CAMP CASEY, South Korea (Reuters) - U.S. Defense Secretary Robert Gates and Secretary of State Hillary Clinton will visit the Demilitarized Zone (DMZ) that divides the Korean peninsula on Wednesday, Gates said during a trip to South Korea.
The 4-km (2.4-mile) wide band straddles the truce line where guns fell silent in July 1953 after the three-year Korean War. Tensions between the Koreas have been high since the March sinking of a South Korean warship.
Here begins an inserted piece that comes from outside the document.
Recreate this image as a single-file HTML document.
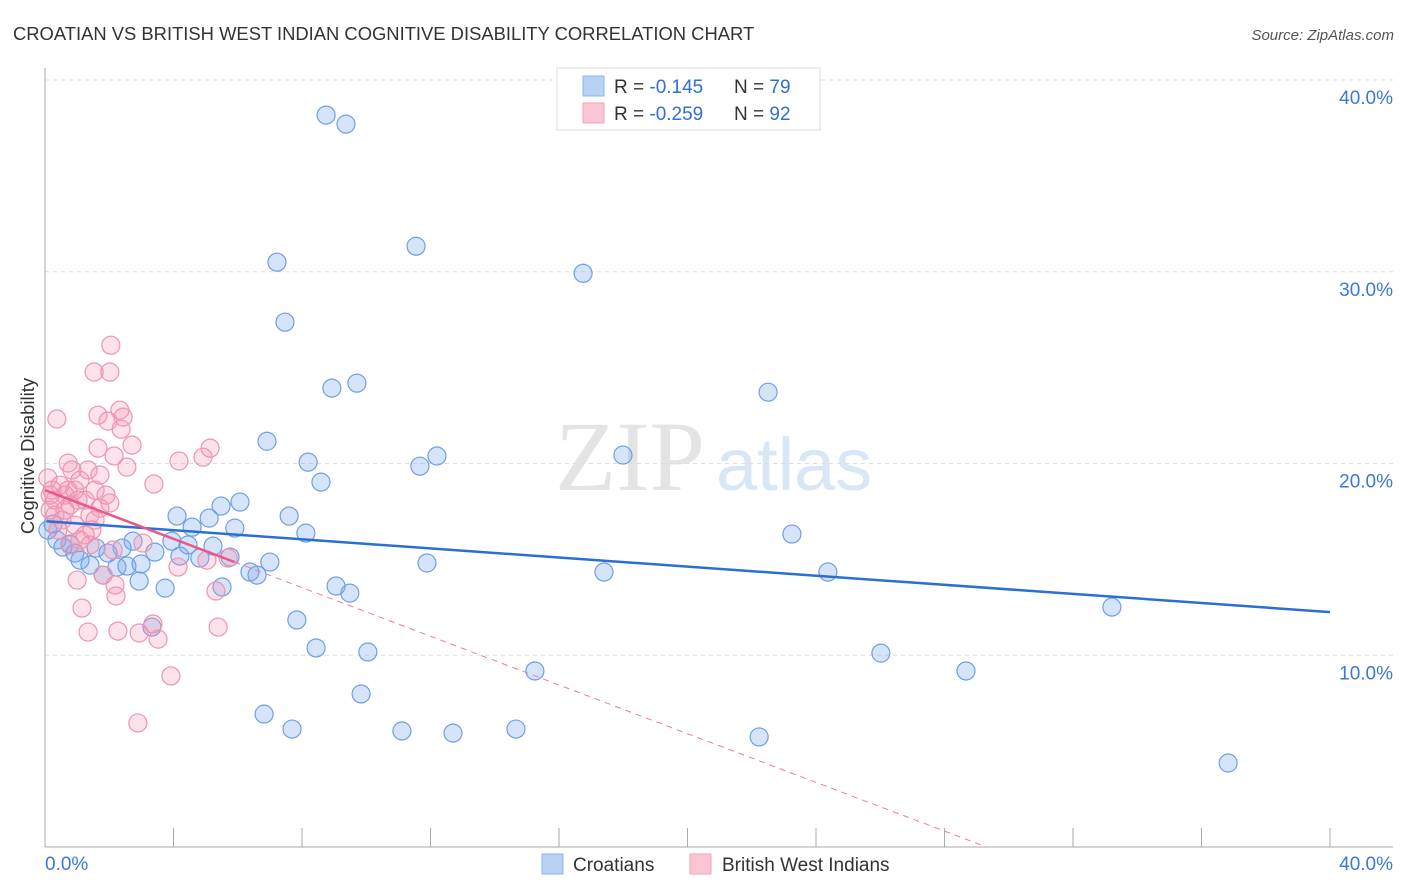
<!DOCTYPE html>
<html><head><meta charset="utf-8"><style>
body{margin:0;background:#fff;font-family:"Liberation Sans",sans-serif;}
svg{display:block}
</style></head><body>
<svg id="chart" width="1406" height="892">
<text x="13" y="40" font-size="18.4" fill="#333">CROATIAN VS BRITISH WEST INDIAN COGNITIVE DISABILITY CORRELATION CHART</text>
<text x="1394" y="40" font-size="15" fill="#555" text-anchor="end" font-style="italic">Source: ZipAtlas.com</text>
<text x="555" y="490" font-size="100" fill="#e4e4e4" font-family="Liberation Serif,serif">ZIP</text>
<text x="716" y="490" font-size="74" fill="#d8e6f6">atlas</text>
<g id="grid"></g>
<g id="axes"></g>
<g id="pts"></g>
<g id="lines"></g>
<text transform="translate(34,456) rotate(-90)" font-size="18.5" fill="#333" text-anchor="middle">Cognitive Disability</text>
<g>
<rect x="557" y="68" width="263" height="62" fill="#fff" stroke="#ddd"/>
<rect x="583" y="76" width="21" height="20" fill="#b8d2f4" stroke="#8db4ea"/>
<rect x="583" y="103" width="21" height="20" fill="#fbc5d4" stroke="#f0a3ba"/>
<text x="614" y="93" font-size="19" fill="#333">R = <tspan fill="#2f6fd6">-0.145</tspan><tspan x="734">N = </tspan><tspan fill="#2f6fd6">79</tspan></text>
<text x="614" y="120" font-size="19" fill="#333">R = <tspan fill="#2f6fd6">-0.259</tspan><tspan x="734">N = </tspan><tspan fill="#2f6fd6">92</tspan></text>
</g>
<g>
<rect x="542" y="854" width="21" height="20" fill="#b8d2f4" stroke="#8db4ea"/>
<text x="573" y="871" font-size="19" fill="#333">Croatians</text>
<rect x="690" y="854" width="21" height="20" fill="#fbc5d4" stroke="#f0a3ba"/>
<text x="722" y="871" font-size="19" fill="#333">British West Indians</text>
</g>
</svg>
<script>
const blueX=[8.75,9.37,11.55,7.22,16.75,7.47,8.93,9.71,22.51,6.91,8.19,11.67,12.20,17.99,8.59,6.07,5.48,5.11,4.11,4.58,7.60,8.12,5.91,23.25,2.74,3.95,4.45,5.23,3.42,2.40,1.96,1.59,0.78,0.37,0.56,0.93,1.09,1.40,1.81,2.24,2.55,2.99,2.93,3.74,4.20,4.82,5.51,5.76,6.38,6.60,7.00,9.06,9.49,17.40,24.37,7.84,3.33,8.44,10.05,33.21,26.02,28.67,15.25,9.84,6.82,7.69,11.11,12.70,14.66,22.23,36.83,11.89,0.25,0.09];
const blueY=[38.17,37.70,31.33,30.50,29.92,27.37,23.93,24.19,23.72,21.16,20.07,19.86,20.39,20.44,19.03,17.99,17.78,17.15,17.26,16.68,17.26,16.37,16.63,16.32,15.95,15.95,15.75,15.69,15.38,15.59,15.33,15.59,15.80,16.01,15.64,15.33,14.96,14.70,14.18,14.60,14.65,14.76,13.87,13.50,15.17,15.07,13.56,15.12,14.34,14.18,14.86,13.61,13.24,14.34,14.34,11.84,11.47,10.38,10.17,12.51,10.11,9.18,9.18,7.98,6.93,6.15,6.05,5.94,6.15,5.74,4.38,14.81,16.84,16.53];
const pinkX=[2.05,1.53,2.02,0.37,1.65,2.33,2.43,1.96,2.37,1.65,2.71,2.15,2.55,4.17,5.14,4.92,3.39,0.72,2.02,0.09,0.22,0.31,0.16,0.47,0.62,0.78,0.84,0.93,1.09,1.25,1.40,1.56,1.71,1.90,1.34,0.53,0.40,0.93,1.46,1.09,1.25,0.78,0.16,0.31,0.62,1.71,1.03,0.72,1.56,1.00,1.15,1.34,2.27,2.93,3.52,3.36,5.39,3.92,2.89,4.14,5.32,2.21,2.18,3.05,2.12,5.70,1.81,5.04,1.40];
const pinkY=[26.17,24.77,24.77,22.32,22.52,22.78,22.42,22.21,21.79,20.80,20.96,20.39,19.81,20.13,20.80,20.33,18.93,20.02,17.94,19.24,18.61,18.09,17.57,18.87,18.35,17.83,19.66,18.61,19.13,18.09,17.31,18.61,17.67,18.35,19.66,17.05,16.53,16.79,16.53,16.01,16.27,15.75,18.35,17.31,17.57,19.40,18.09,18.61,17.05,13.92,12.46,11.21,11.26,11.16,10.84,11.63,11.47,8.92,6.47,14.60,13.35,13.09,13.66,15.85,15.49,15.07,14.18,14.96,15.75];
const yTicks=[10,20,30,40];
const xTickCount=10;
const blueFit=[16.99,12.25];
const pinkFit=[18.61,-0.635];
const pinkSolidEnd=5.9;
const NS='http://www.w3.org/2000/svg';
const X0=45,X1=1330,Y0=847,Y40=80;
const sx=v=>X0+(X1-X0)*v/40, sy=v=>Y0-(Y0-Y40)*v/40;
function mk(t,a,p){const e=document.createElementNS(NS,t);for(const k in a)e.setAttribute(k,a[k]);p.appendChild(e);return e;}
const grid=document.getElementById('grid'),axes=document.getElementById('axes');
yTicks.forEach(v=>{
 const l=mk('line',{x1:X0,x2:1393,y1:sy(v),y2:sy(v),stroke:'#ddd','stroke-dasharray':'4,4'},grid);
 
 
 const t=mk('text',{x:1393,y:sy(v)+24,'font-size':19,fill:'#3a78d6','text-anchor':'end'},axes);
 t.textContent=v.toFixed(1)+'%';
 
 
});
const ax=mk('line',{x1:X0,x2:X0,y1:68,y2:Y0,stroke:'#aaa'},axes);


const bx=mk('line',{x1:X0,x2:1393,y1:Y0,y2:Y0,stroke:'#aaa'},axes);


for(let i=1;i<=xTickCount;i++){const v=40*i/xTickCount;
 const tk=mk('line',{x1:sx(v),x2:sx(v),y1:Y0-19,y2:Y0,stroke:'#aaa'},axes);
 
 }
const t0=mk('text',{x:45,y:870,'font-size':19,fill:'#3a78d6'},axes);t0.textContent='0.0%';


const t1=mk('text',{x:1393,y:870,'font-size':19,fill:'#3a78d6','text-anchor':'end'},axes);t1.textContent='40.0%';


const pts=document.getElementById('pts');
blueX.forEach((x,i)=>{const c=mk('circle',{cx:sx(x),cy:sy(blueY[i]),r:9,fill:'rgba(120,165,235,0.3)',stroke:'#6f9fe3','stroke-width':1.2},pts);
 
 });
pinkX.forEach((x,i)=>{const c=mk('circle',{cx:sx(x),cy:sy(pinkY[i]),r:9,fill:'rgba(245,150,180,0.28)',stroke:'#ef93b0','stroke-width':1.2},pts);
 
 });
const lines=document.getElementById('lines');
const bl=mk('line',{x1:sx(0.05),y1:sy(blueFit[0]),x2:sx(40),y2:sy(blueFit[1]),stroke:'#2a6fd6','stroke-width':2.5},lines);


const pe=v=>pinkFit[0]+pinkFit[1]*v;
const xz=-pinkFit[0]/pinkFit[1];
const pd=mk('line',{x1:sx(pinkSolidEnd),y1:sy(pe(pinkSolidEnd)),x2:sx(xz),y2:sy(0),stroke:'#ec7b9f','stroke-width':1,'stroke-dasharray':'6,5'},lines);


const ps=mk('line',{x1:sx(0),y1:sy(pe(0)),x2:sx(pinkSolidEnd),y2:sy(pe(pinkSolidEnd)),stroke:'#e9588a','stroke-width':2.5},lines);


</script>
</body></html>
“Tomorrow Secretary Clinton and I along with our Korean counterparts will visit the DMZ, to highlight how important operations are there to the security of the peninsula as well as the region and demonstrate our steadfast commitment to the ROK,” Gates said during a visit with U.S. troops at this forward base nestled in the Soyo mountains north of Seoul and about 20 miles south of the DMZ.
The visit to the heavily armed border will be a highlight of a symbolic trip by U.S. President Barack Obama’s top national security aides to South Korea amid heightened security tensions following the sinking of the South Korean navy ship.
A team of investigators have blamed the North for firing a torpedo and sinking the corvette Cheonan, killing 46 men. North Korea denies it was involved in any way and has accused the South of conspiring with the United States to fabricate the claim.
Pyongyang has threatened to go to war with the South if it implemented sanctions in response to the ship sinking, but South Korea’s Defense Ministry has said there were no movements to indicate imminent conflict.